# Indicateur du dock



## Christophe31 (4 Mai 2008)

Bonjour à tous,
où peux-t-on trouver des indicateurs différents pour le dock (les indicateurs sont les marqueurs qui se placent sous les applications actives.
Merci d'avance


----------



## eleonooore (4 Mai 2008)

Bonjour,

Il y a des réponses dans la première page de ce fil.


----------



## Christophe31 (8 Mai 2008)

Oui, merci je connais, c'est celle que j'utilise mis je cherche autre chose à essayer.


----------



## Membre supprimé 2 (9 Mai 2008)

tu peux essayer Dock changer.


----------



## Christophe31 (9 Mai 2008)

Merci Tumb mais chez moi ça plante et en plus c'est très long et je suis bien sous 10.5...????


----------



## ceslinstinct (12 Mai 2008)

jcfsw a dit:


> Merci Tumb mais chez moi ça plante et en plus c'est très long et je suis bien sous 10.5...????


Bonjour

Je vient de faire une recherche avec *Google* _Dock indicators_ et j'ai trouvé ça.
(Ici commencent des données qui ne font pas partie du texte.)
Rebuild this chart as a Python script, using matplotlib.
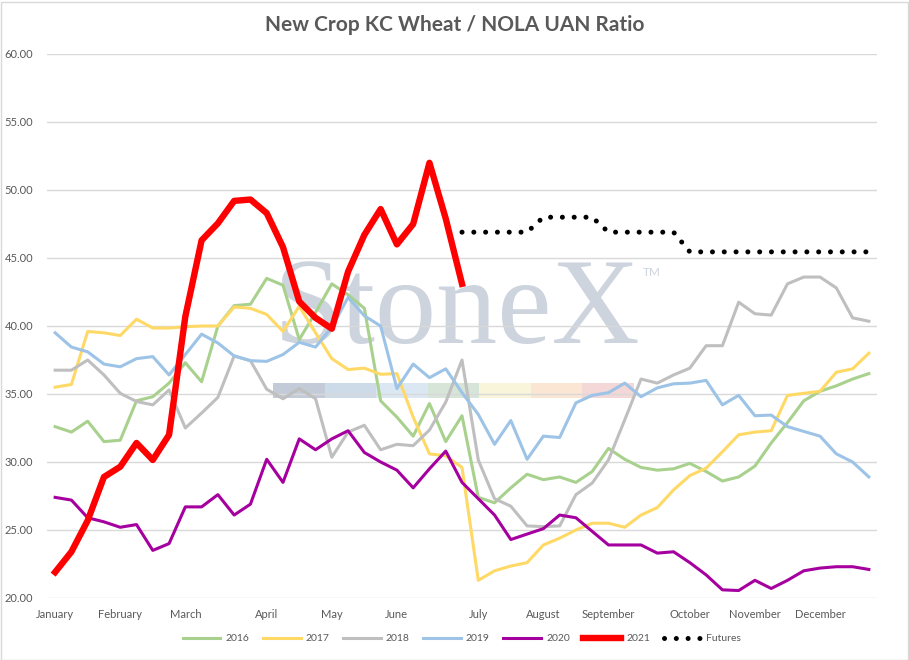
import numpy as np
import matplotlib
matplotlib.use("Agg")
import matplotlib.pyplot as plt
from matplotlib.patches import Rectangle

plt.rcParams['font.family'] = ['Lato', 'DejaVu Sans']

# weekly category labels (51 weeks), month names only on first week of month
months = ["January", "February", "March", "April", "May", "June", "July",
          "August", "September", "October", "November", "December"]
month_weeks = [0, 4, 8, 13, 17, 21, 26, 30, 34, 39, 43, 47]
week_labels = [""] * 51
for m, w in zip(months, month_weeks):
    week_labels[w] = m

y2016 = [32.6, 32.2, 33.0, 31.5, 31.6, 34.5, 34.8, 35.8, 37.3, 35.9, 40.0, 41.5, 41.6,
         43.5, 43.0, 39.0, 41.0, 43.1, 42.3, 41.3, 34.5, 33.3, 31.9, 34.3, 31.5, 33.4,
         27.4, 27.0, 28.1, 29.1, 28.7, 28.9, 28.5, 29.3, 31.0, 30.2, 29.6, 29.4, 29.5,
         29.9, 29.3, 28.6, 28.9, 29.7, 31.4, 32.9, 34.5, 35.2, 35.6, 36.1, 36.5]
y2017 = [35.5, 35.7, 39.6, 39.5, 39.3, 40.5, 39.85, 39.85, 39.95, 40.0, 40.0, 41.4, 41.3,
         40.85, 39.6, 41.45, 39.5, 37.6, 36.8, 36.9, 36.45, 36.5, 33.3, 30.6, 30.45, 29.6,
         21.3, 22.0, 22.35, 22.6, 23.9, 24.4, 25.0, 25.5, 25.5, 25.2, 26.1, 26.65, 27.95,
         29.0, 29.55, 30.75, 32.0, 32.2, 32.3, 34.9, 35.05, 35.2, 36.6, 36.85, 38.0]
y2018 = [36.75, 36.75, 37.5, 36.4, 35.05, 34.45, 34.2, 35.3, 32.5, 33.6, 34.75, 37.8, 37.45,
         35.35, 34.65, 35.4, 34.65, 30.35, 32.2, 32.7, 30.9, 31.3, 31.2, 32.35, 34.4, 37.5,
         30.15, 27.3, 26.75, 25.3, 25.25, 25.3, 27.6, 28.45, 30.15, 33.1, 36.1, 35.8, 36.4,
         36.9, 38.55, 38.55, 41.75, 40.9, 40.8, 43.1, 43.6, 43.6, 42.8, 40.6, 40.35]
y2019 = [39.5, 38.45, 38.1, 37.2, 37.0, 37.6, 37.75, 36.4, 37.9, 39.4, 38.75, 37.8, 37.45,
         37.4, 37.9, 38.8, 38.45, 39.9, 42.1, 40.75, 40.0, 35.4, 37.2, 36.2, 36.85, 35.1,
         33.5, 31.3, 33.05, 30.2, 31.9, 31.8, 34.35, 34.9, 35.1, 35.8, 34.8, 35.45, 35.75,
         35.8, 36.0, 34.2, 34.9, 33.4, 33.45, 32.6, 32.25, 31.9, 30.6, 30.0, 28.9]
y2020 = [27.4, 27.2, 25.9, 25.6, 25.2, 25.4, 23.5, 24.0, 26.7, 26.7, 27.6, 26.1, 26.9,
         30.2, 28.5, 31.7, 30.9, 31.7, 32.3, 30.7, 30.0, 29.4, 28.1, 29.5, 30.8, 28.5,
         27.3, 26.1, 24.3, 24.7, 25.1, 26.1, 25.9, 24.9, 23.9, 23.9, 23.9, 23.3, 23.4,
         22.6, 21.7, 20.6, 20.55, 21.3, 20.7, 21.3, 22.0, 22.2, 22.3, 22.3, 22.1]
y2021 = [21.9, 23.4, 25.7, 28.9, 29.65, 31.4, 30.15, 32.0, 40.7, 46.3, 47.55, 49.2, 49.3,
         48.3, 45.8, 41.8, 40.6, 39.8, 44.0, 46.7, 48.6, 46.0, 47.5, 52.0, 47.9, 43.1]
futures_start = 25
futures = [46.9, 46.9, 46.9, 46.9, 46.9, 48.0, 48.0, 48.0, 48.0, 46.9, 46.9, 46.9, 46.9,
           46.9, 45.45, 45.45, 45.45, 45.45, 45.45, 45.45, 45.45, 45.45, 45.45, 45.45,
           45.45, 45.45]

fig = plt.figure(figsize=(9.09, 6.6), dpi=100)
ax = fig.add_axes([47 / 909, 1 - 598 / 660, 830 / 909, 544 / 660])
ax.set_zorder(2)

txt = "#595959"

# StoneX watermark (behind the lines)
fig.text(274 / 909, 1 - 343 / 660, "StoneX", family="Liberation Serif", fontsize=88,
         color="#cdd4dd", zorder=-2)
fig.text(643 / 909, 1 - 276 / 660, "TM", fontsize=8.5, color="#cdd4dd", zorder=-2)
bar_cols = ["#bcc6d3", "#c8d6e6", "#d7e6f3", "#d2e3d3", "#f8f4d8", "#fae4cf", "#f3d3d3"]
for k, c in enumerate(bar_cols):
    fig.patches.append(Rectangle(((273 + 51.5 * k) / 909, 1 - 398 / 660), 51.5 / 909, 15.5 / 660,
                                 transform=fig.transFigure, facecolor=c, edgecolor="none",
                                 alpha=0.9, zorder=-2))

ax.set_facecolor("none")
weeks = np.arange(51)
lw = 2.2
ax.plot(weeks, y2016, color="#a9d18e", lw=lw, label="2016")
ax.plot(weeks, y2017, color="#ffd966", lw=lw, label="2017")
ax.plot(weeks, y2018, color="#bfbfbf", lw=lw, label="2018")
ax.plot(weeks, y2019, color="#9dc3e6", lw=lw, label="2019")
ax.plot(weeks, y2020, color="#a5009f", lw=lw, label="2020")
ax.plot(np.arange(len(y2021)), y2021, color="#ff0000", lw=4.6, label="2021",
        solid_joinstyle="round")
ax.plot(np.arange(futures_start, futures_start + len(futures)), futures, color="black",
        lw=3.6, linestyle=(0, (0.01, 2.35)), dash_capstyle="round", label="Futures")

ax.set_xlim(-0.5, 50.5)
ax.set_ylim(20, 60)
ax.set_yticks(np.arange(20, 61, 5))
ax.set_yticklabels([f"{v:.2f}" for v in np.arange(20, 61, 5)])
ax.set_xticks(weeks)
ax.set_xticklabels(week_labels)
ax.tick_params(axis="both", length=0, labelsize=8, colors=txt)
ax.tick_params(axis="y", pad=10)
ax.tick_params(axis="x", pad=8)
for s in ax.spines.values():
    s.set_visible(False)
ax.grid(axis="y", color="#d9d9d9", lw=1)
ax.set_axisbelow(True)

fig.suptitle("New Crop KC Wheat / NOLA UAN Ratio", y=1 - 25 / 660, va="center",
             fontsize=15, fontweight="bold", color=txt)

leg = ax.legend(loc="center", bbox_to_anchor=(0.5, -0.075), ncol=7, frameon=False,
                fontsize=7.5, handlelength=3.6, columnspacing=1.3, handletextpad=0.5)
for t in leg.get_texts():
    t.set_color(txt)

fig.patches.append(Rectangle((0.5 / 909, 0.5 / 660), 907 / 909, 658 / 660,
                             transform=fig.transFigure, fill=False, edgecolor="#d9d9d9", lw=1))

fig.savefig("out.png", dpi=100)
http://www.dockulicious.com/docks/index/page:1/

J'ai pas regardé tout, mais il y a pas mal de formes pour les indicateurs.

@+


----------



## Christophe31 (12 Mai 2008)

Superbe, merci Celinstinct  je vais y faire un tour.

Pour ce qui est de Dock Changer (info de Thumb) il marche très bien,  dés le moment ou vous n'utilisez pas Docker en même temps.......:rose: 

Encore une fois merci Thumb.


----------



## Membre supprimé 2 (17 Mai 2008)

de rien, les forums sont là pour ça


----------